My life changed when I stopped having to suspend my disbelief in the supernatural and instead just started believing in it.
It started in 2013 at the temple at Burning Man, where the overwhelming collective sadness and hope the city’s residents had imbued the place with came over me like a flash flood, and I felt emotionally moved, or really, shoved, for the first time in many years. That was the point when I really “got” Burning Man, and when I stopped reflexively turning my nose up at a whole class of vague, “woo” spiritual beliefs common among West Coast new-agers.
Later that year I found myself at a funeral procession in New Orleans, at the close of a week where I stopped questioning whether I believe in magic, bathing in the glow of a ritual where a big group of near-strangers created a moment so rich with a power and meaning you could taste it in the air.
When I got on the bus to go on that trip to New Orleans I had a burning branch of sage waved around me. I scoffed inside, as I usually did whenever burning sage showed up at various political events here in [undisclosed location]. Less than a year later I gave a bundle of sage I got from Lakota Sioux country to my cousin as a housewarming gift.
I found myself among the Lakota earlier this year, hitch-hiking across the country for various reasons. At some point on that trip I started talking to God, and at some point God started talking back. I stopped questioning whether believing in this made me an idiot or a crazy person. I learned to pray from my heart, trying to lean less on words as a crutch.
I stopped questioning the idea of chakras and energy flow in my body after two experiences – one was falling in love for the first time in years, followed by a devastating breakup, when I realized I felt different emotions in different physical locations in my body. The other was some experimentation with Taoist sexual practices. I realized that if one thing that defines something as “science” is a series of actions with predictable results, it doesn’t matter what language or attitude is used to convey those actions. If it works like it says on the tin, it’s still science.
At Burning Man this year I burned Fear, Resentment, Mediocrity and the Hungry Ghost. I finally understand what people mean when they talk about Burning Man as a place and time of spiritual renewal. It’s church, for a generation of people who experienced church as a reified, hollow, meaningless chore.
I could physically feel these things leaving my body, as a chill that ran up my spine and left, swept into the updraft of hot air coming from the burning debris of the temple, just as I saw individual paper effigies float into the air, red-hot, just before disintegrating and melting away into ashes.
I quit smoking three days before Burning Man and spent two weeks in the desert staring down the hungry ghost inside me, in a place where instant gratification is always just around the corner. I might’ve used sex as a crutch if it hadn’t been for a fateful drug use accident that ended up triggering a cold sore. Alcohol was ever-present, but I can’t really say that I drank to get drunk more than a few times, despite loud, jubilant proclamations of “LET’S GET WRECKED!!!” all week long.

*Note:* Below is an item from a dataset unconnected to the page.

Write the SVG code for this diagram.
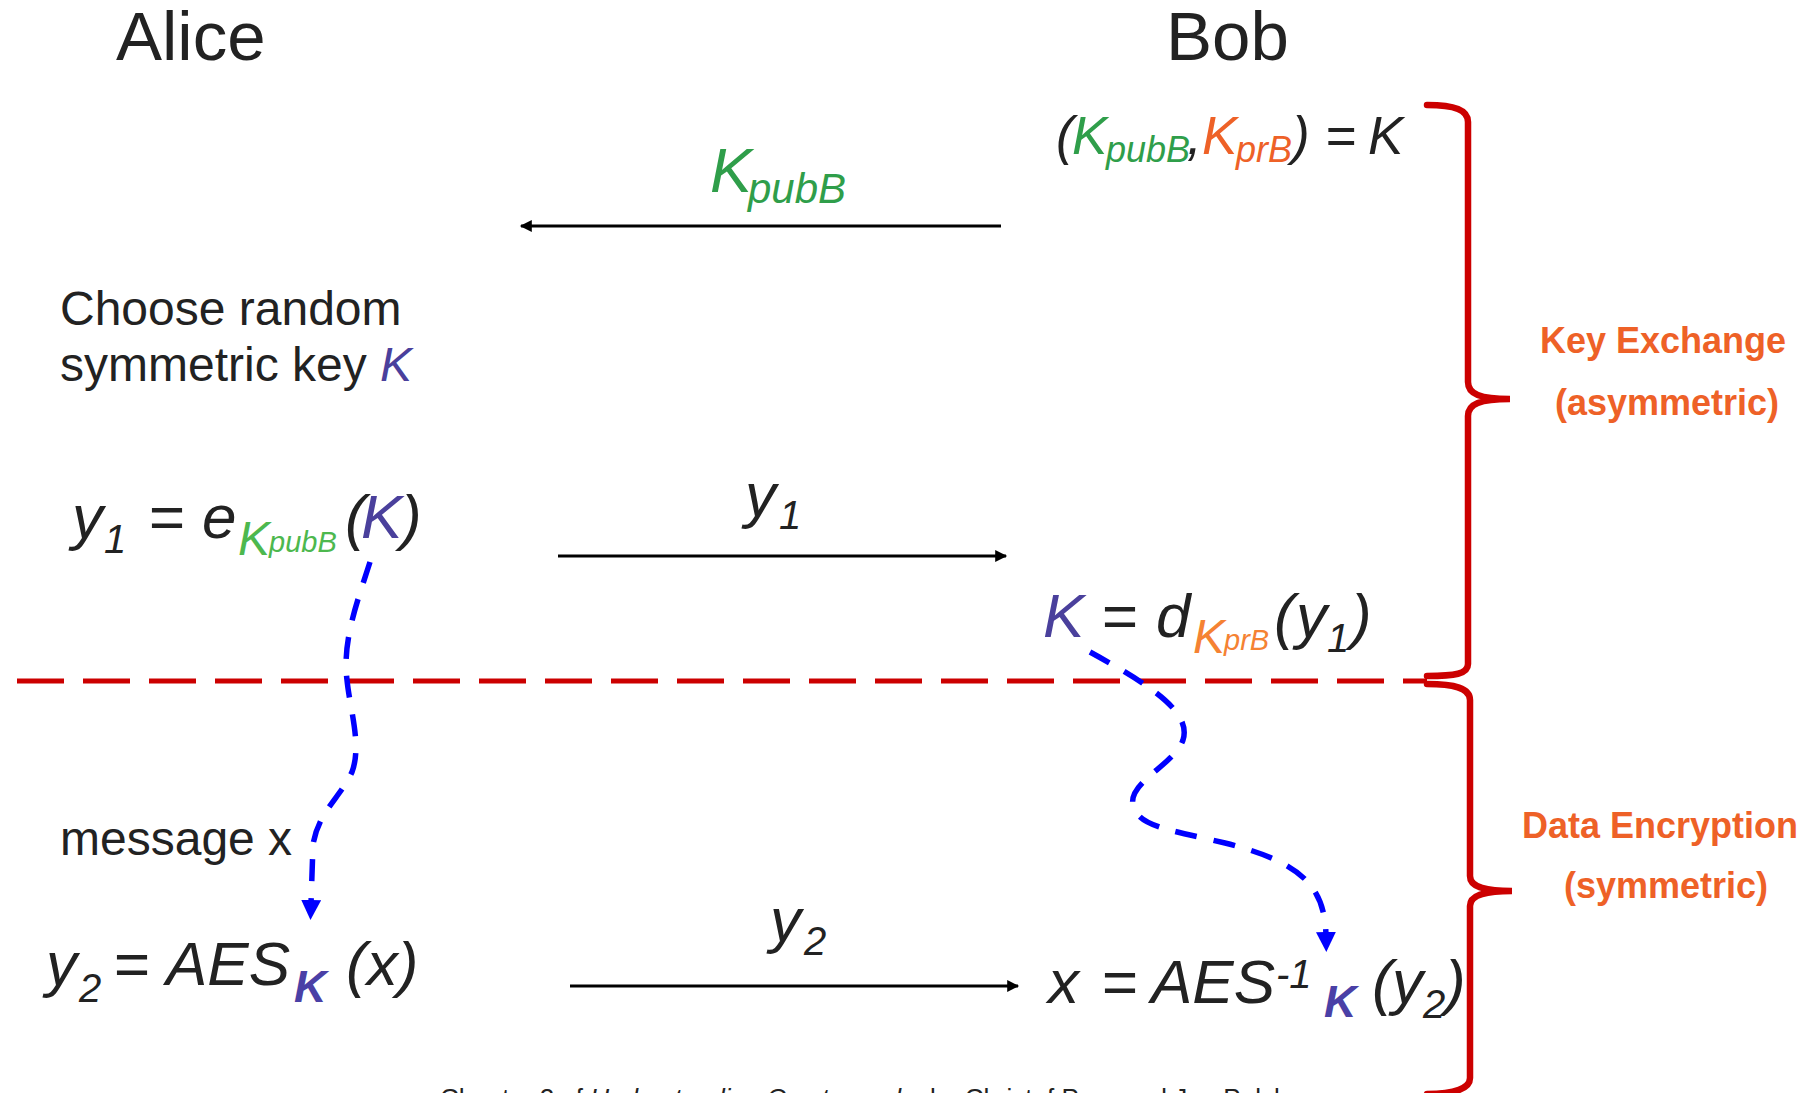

I’ve resolved to not drink at all until leaving on my next trip in the middle of September. It’s been three days and I am feeling no loss. Everything feels eminently possible.
I realize that if I come back to this blog years later it’s going to read like a long, slow crawl out of a deep depression. I don’t perceive my life for the last 4 or 5 years that way, but I do feel like I’m turning a corner, and if I’m turning a corner it means something must have been wrong before.
Maybe that’s why keeping a journal is a good idea. Who knows. But there it is.